Dataset extract →
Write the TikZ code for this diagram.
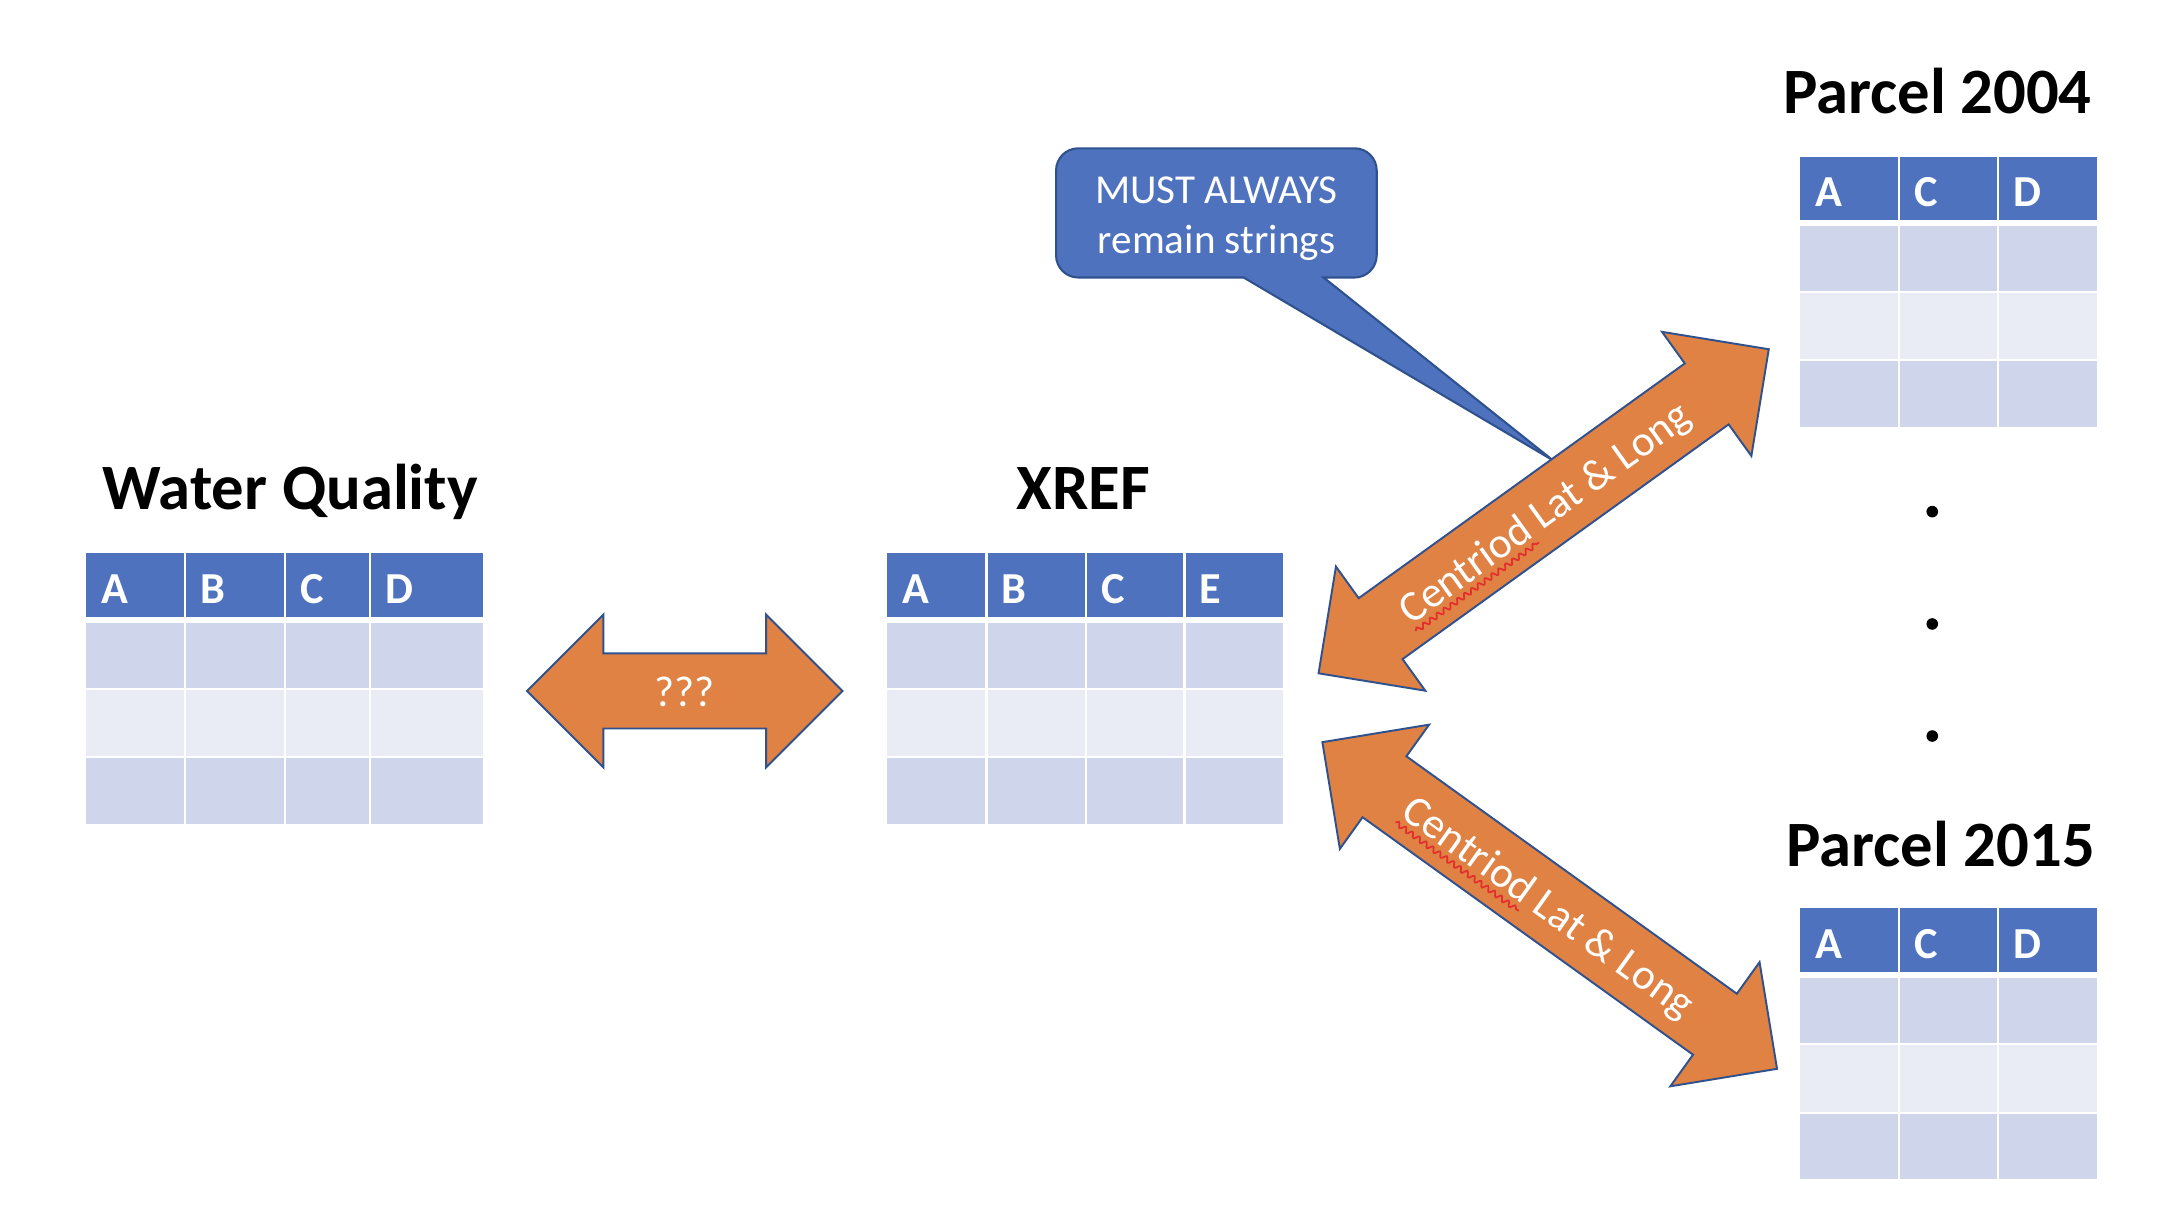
\documentclass[tikz,border=0pt]{standalone}
\usepackage{fontspec}
\setmainfont{Carlito}
\usetikzlibrary{decorations.pathmorphing}
\definecolor{hdrblue}{RGB}{79,114,190}
\definecolor{rowdark}{RGB}{207,213,234}
\definecolor{rowlight}{RGB}{233,235,245}
\definecolor{arrorange}{RGB}{223,130,68}
\definecolor{edgeblue}{RGB}{47,82,143}
\definecolor{squigred}{RGB}{228,45,45}
\newlength\ctxtW
\newlength\cwordW
\settowidth{\ctxtW}{\fontsize{12.3}{15}\selectfont Centriod Lat \& Long}
\settowidth{\cwordW}{\fontsize{12.3}{15}\selectfont Centriod}
\tikzset{
  tabletitle/.style={font=\fontsize{18.4}{22}\selectfont\bfseries, inner sep=0pt, anchor=base},
  hdrtext/.style={font=\fontsize{12.6}{15}\selectfont\bfseries, text=white, inner sep=0pt, anchor=west},
  arrowshape/.style={fill=arrorange, draw=edgeblue, line width=0.55pt, line join=miter},
  arrowtext/.style={font=\fontsize{12.3}{15}\selectfont, text=white, inner sep=0pt, anchor=base},
  calloutshape/.style={fill=hdrblue, draw=edgeblue, line width=0.6pt, line join=miter},
  callouttext/.style={font=\fontsize{11.7}{14.15}\selectfont, text=white, align=center, inner sep=0pt},
  squiggle/.style={draw=squigred, line width=0.5pt, decorate, decoration={snake, amplitude=0.7pt, segment length=2.4pt}},
  dotmark/.style={circle, fill=black, inner sep=0pt, minimum size=3.3pt},
  celldiv/.style={white, line width=0.65pt},
  rowdiv/.style={white, line width=0.55pt},
  hdrdiv/.style={white, line width=1.7pt},
}
% #1 prefix, #2 columns xa/xb/label, #3 left, #4 right, #5 top, #6 header divider, #7 row divider, #8 row divider, #9 bottom
\newcommand{\datatable}[9]{%
  \foreach \xa/\xb/\lbl [count=\ci] in {#2} {
    \fill[hdrblue] (\xa,#5) rectangle (\xb,#6);
    \fill[rowdark] (\xa,#6) rectangle (\xb,#7);
    \fill[rowlight] (\xa,#7) rectangle (\xb,#8);
    \fill[rowdark] (\xa,#8) rectangle (\xb,#9);
    \node[hdrtext] (#1-\lbl) at (\xa+10.5,{(#5+#6)/2+1.8}) {\lbl};
    \ifnum\ci>1 \draw[celldiv] (\xa,#5) -- (\xa,#9); \fi
  }
  \draw[hdrdiv] (#3,#6) -- (#4,#6);
  \draw[rowdiv] (#3,#7) -- (#4,#7);
  \draw[rowdiv] (#3,#8) -- (#4,#8);
}
% #1 cx, #2 cy, #3 angle, #4 length
\newcommand{\dblarrowshape}[4]{%
  \begin{scope}[shift={(#1,#2)}, rotate=#3]
    \pgfmathsetmacro{\halfL}{#4/2}
    \pgfmathsetmacro{\innerL}{#4/2-55}
    \draw[arrowshape] (-\halfL,0) -- (-\innerL,-55) -- (-\innerL,-27) -- (\innerL,-27) -- (\innerL,-55) -- (\halfL,0) -- (\innerL,55) -- (\innerL,27) -- (-\innerL,27) -- (-\innerL,55) -- cycle;
  \end{scope}}
\begin{document}
\begin{tikzpicture}[x=0.013903cm, y=-0.013903cm]
\useasboundingbox (0,0) rectangle (1568,882);
\fill[white] (0,0) rectangle (1568,882);

% titles
\node[tabletitle] (wqTitle) at (208.8,366.8) {Water Quality};
\node[tabletitle] (xrefTitle) at (779.2,366.8) {XREF};
\node[tabletitle] (p04Title) at (1393.6,81.5) {Parcel 2004};
\node[tabletitle] (p15Title) at (1396,622.9) {Parcel 2015};

% tables
\datatable{wq}{62/133/A,133/205/B,205/266/C,266/347.5/D}{62}{347.5}{398}{446.1}{495.5}{544.5}{592.5}
\datatable{xref}{638/709.5/A,709.5/781/B,781/852/C,852/923/E}{638}{923}{398}{446.1}{495.5}{544.5}{592.5}
\datatable{pa}{1294.5/1365.8/A,1365.8/1437/C,1437/1508.2/D}{1294.5}{1508.2}{112.7}{160.4}{209.9}{259}{307}
\datatable{pb}{1294.5/1365.8/A,1365.8/1437/C,1437/1508.2/D}{1294.5}{1508.2}{653}{701.2}{750.9}{800.5}{848}

% ellipsis dots
\node[dotmark] (dotA) at (1389.8,368) {};
\node[dotmark] (dotB) at (1389.8,448.8) {};
\node[dotmark] (dotC) at (1389.8,529.4) {};

% callout
\coordinate (ctip) at (1116.8,331);
\draw[calloutshape] (952,199.6) [rounded corners=6.3pt] -- (990.2,199.6) -- (990.2,106.7) -- (759.6,106.7) -- (759.6,199.6) [sharp corners] -- (894.5,199.6) -- (ctip) -- cycle;
\node[callouttext] (calltxt) at (875,157.5) {MUST ALWAYS\\remain strings};

% arrows
\dblarrowshape{492.5}{497}{0}{227}
\node[arrowtext] (qTxt) at (492.5,507.9) {???};

\dblarrowshape{1110.3}{367.75}{35.75}{399}
\begin{scope}[shift={(1110.3,367.75)}, rotate=35.75]
  \node[arrowtext, transform shape] (upTxt) at (0pt,-4.3pt) {Centriod Lat \& Long};
  \draw[squiggle] (-0.5\ctxtW,-6.4pt) -- ({-0.5\ctxtW+\cwordW},-6.4pt);
\end{scope}

\dblarrowshape{1114.65}{651.3}{-35.7}{402.7}
\begin{scope}[shift={(1114.65,651.3)}, rotate=-35.7]
  \node[arrowtext, transform shape] (downTxt) at (0pt,-4.3pt) {Centriod Lat \& Long};
  \draw[squiggle] (-0.5\ctxtW,-6.4pt) -- ({-0.5\ctxtW+\cwordW},-6.4pt);
\end{scope}
\end{tikzpicture}
\end{document}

What this task involves →
Retype everything in the material word for word, minus pictures.

Answer for the task →
Write the TikZ code for this diagram.
\documentclass[tikz,border=0pt]{standalone}
\usepackage{fontspec}
\setmainfont{Carlito}
\usetikzlibrary{decorations.pathmorphing}
\definecolor{hdrblue}{RGB}{79,114,190}
\definecolor{rowdark}{RGB}{207,213,234}
\definecolor{rowlight}{RGB}{233,235,245}
\definecolor{arrorange}{RGB}{223,130,68}
\definecolor{edgeblue}{RGB}{47,82,143}
\definecolor{squigred}{RGB}{228,45,45}
\newlength\ctxtW
\newlength\cwordW
\settowidth{\ctxtW}{\fontsize{12.3}{15}\selectfont Centriod Lat \& Long}
\settowidth{\cwordW}{\fontsize{12.3}{15}\selectfont Centriod}
\tikzset{
  tabletitle/.style={font=\fontsize{18.4}{22}\selectfont\bfseries, inner sep=0pt, anchor=base},
  hdrtext/.style={font=\fontsize{12.6}{15}\selectfont\bfseries, text=white, inner sep=0pt, anchor=west},
  arrowshape/.style={fill=arrorange, draw=edgeblue, line width=0.55pt, line join=miter},
  arrowtext/.style={font=\fontsize{12.3}{15}\selectfont, text=white, inner sep=0pt, anchor=base},
  calloutshape/.style={fill=hdrblue, draw=edgeblue, line width=0.6pt, line join=miter},
  callouttext/.style={font=\fontsize{11.7}{14.15}\selectfont, text=white, align=center, inner sep=0pt},
  squiggle/.style={draw=squigred, line width=0.5pt, decorate, decoration={snake, amplitude=0.7pt, segment length=2.4pt}},
  dotmark/.style={circle, fill=black, inner sep=0pt, minimum size=3.3pt},
  celldiv/.style={white, line width=0.65pt},
  rowdiv/.style={white, line width=0.55pt},
  hdrdiv/.style={white, line width=1.7pt},
}
% #1 prefix, #2 columns xa/xb/label, #3 left, #4 right, #5 top, #6 header divider, #7 row divider, #8 row divider, #9 bottom
\newcommand{\datatable}[9]{%
  \foreach \xa/\xb/\lbl [count=\ci] in {#2} {
    \fill[hdrblue] (\xa,#5) rectangle (\xb,#6);
    \fill[rowdark] (\xa,#6) rectangle (\xb,#7);
    \fill[rowlight] (\xa,#7) rectangle (\xb,#8);
    \fill[rowdark] (\xa,#8) rectangle (\xb,#9);
    \node[hdrtext] (#1-\lbl) at (\xa+10.5,{(#5+#6)/2+1.8}) {\lbl};
    \ifnum\ci>1 \draw[celldiv] (\xa,#5) -- (\xa,#9); \fi
  }
  \draw[hdrdiv] (#3,#6) -- (#4,#6);
  \draw[rowdiv] (#3,#7) -- (#4,#7);
  \draw[rowdiv] (#3,#8) -- (#4,#8);
}
% #1 cx, #2 cy, #3 angle, #4 length
\newcommand{\dblarrowshape}[4]{%
  \begin{scope}[shift={(#1,#2)}, rotate=#3]
    \pgfmathsetmacro{\halfL}{#4/2}
    \pgfmathsetmacro{\innerL}{#4/2-55}
    \draw[arrowshape] (-\halfL,0) -- (-\innerL,-55) -- (-\innerL,-27) -- (\innerL,-27) -- (\innerL,-55) -- (\halfL,0) -- (\innerL,55) -- (\innerL,27) -- (-\innerL,27) -- (-\innerL,55) -- cycle;
  \end{scope}}
\begin{document}
\begin{tikzpicture}[x=0.013903cm, y=-0.013903cm]
\useasboundingbox (0,0) rectangle (1568,882);
\fill[white] (0,0) rectangle (1568,882);

% titles
\node[tabletitle] (wqTitle) at (208.8,366.8) {Water Quality};
\node[tabletitle] (xrefTitle) at (779.2,366.8) {XREF};
\node[tabletitle] (p04Title) at (1393.6,81.5) {Parcel 2004};
\node[tabletitle] (p15Title) at (1396,622.9) {Parcel 2015};

% tables
\datatable{wq}{62/133/A,133/205/B,205/266/C,266/347.5/D}{62}{347.5}{398}{446.1}{495.5}{544.5}{592.5}
\datatable{xref}{638/709.5/A,709.5/781/B,781/852/C,852/923/E}{638}{923}{398}{446.1}{495.5}{544.5}{592.5}
\datatable{pa}{1294.5/1365.8/A,1365.8/1437/C,1437/1508.2/D}{1294.5}{1508.2}{112.7}{160.4}{209.9}{259}{307}
\datatable{pb}{1294.5/1365.8/A,1365.8/1437/C,1437/1508.2/D}{1294.5}{1508.2}{653}{701.2}{750.9}{800.5}{848}

% ellipsis dots
\node[dotmark] (dotA) at (1389.8,368) {};
\node[dotmark] (dotB) at (1389.8,448.8) {};
\node[dotmark] (dotC) at (1389.8,529.4) {};

% callout
\coordinate (ctip) at (1116.8,331);
\draw[calloutshape] (952,199.6) [rounded corners=6.3pt] -- (990.2,199.6) -- (990.2,106.7) -- (759.6,106.7) -- (759.6,199.6) [sharp corners] -- (894.5,199.6) -- (ctip) -- cycle;
\node[callouttext] (calltxt) at (875,157.5) {MUST ALWAYS\\remain strings};

% arrows
\dblarrowshape{492.5}{497}{0}{227}
\node[arrowtext] (qTxt) at (492.5,507.9) {???};

\dblarrowshape{1110.3}{367.75}{35.75}{399}
\begin{scope}[shift={(1110.3,367.75)}, rotate=35.75]
  \node[arrowtext, transform shape] (upTxt) at (0pt,-4.3pt) {Centriod Lat \& Long};
  \draw[squiggle] (-0.5\ctxtW,-6.4pt) -- ({-0.5\ctxtW+\cwordW},-6.4pt);
\end{scope}

\dblarrowshape{1114.65}{651.3}{-35.7}{402.7}
\begin{scope}[shift={(1114.65,651.3)}, rotate=-35.7]
  \node[arrowtext, transform shape] (downTxt) at (0pt,-4.3pt) {Centriod Lat \& Long};
  \draw[squiggle] (-0.5\ctxtW,-6.4pt) -- ({-0.5\ctxtW+\cwordW},-6.4pt);
\end{scope}
\end{tikzpicture}
\end{document}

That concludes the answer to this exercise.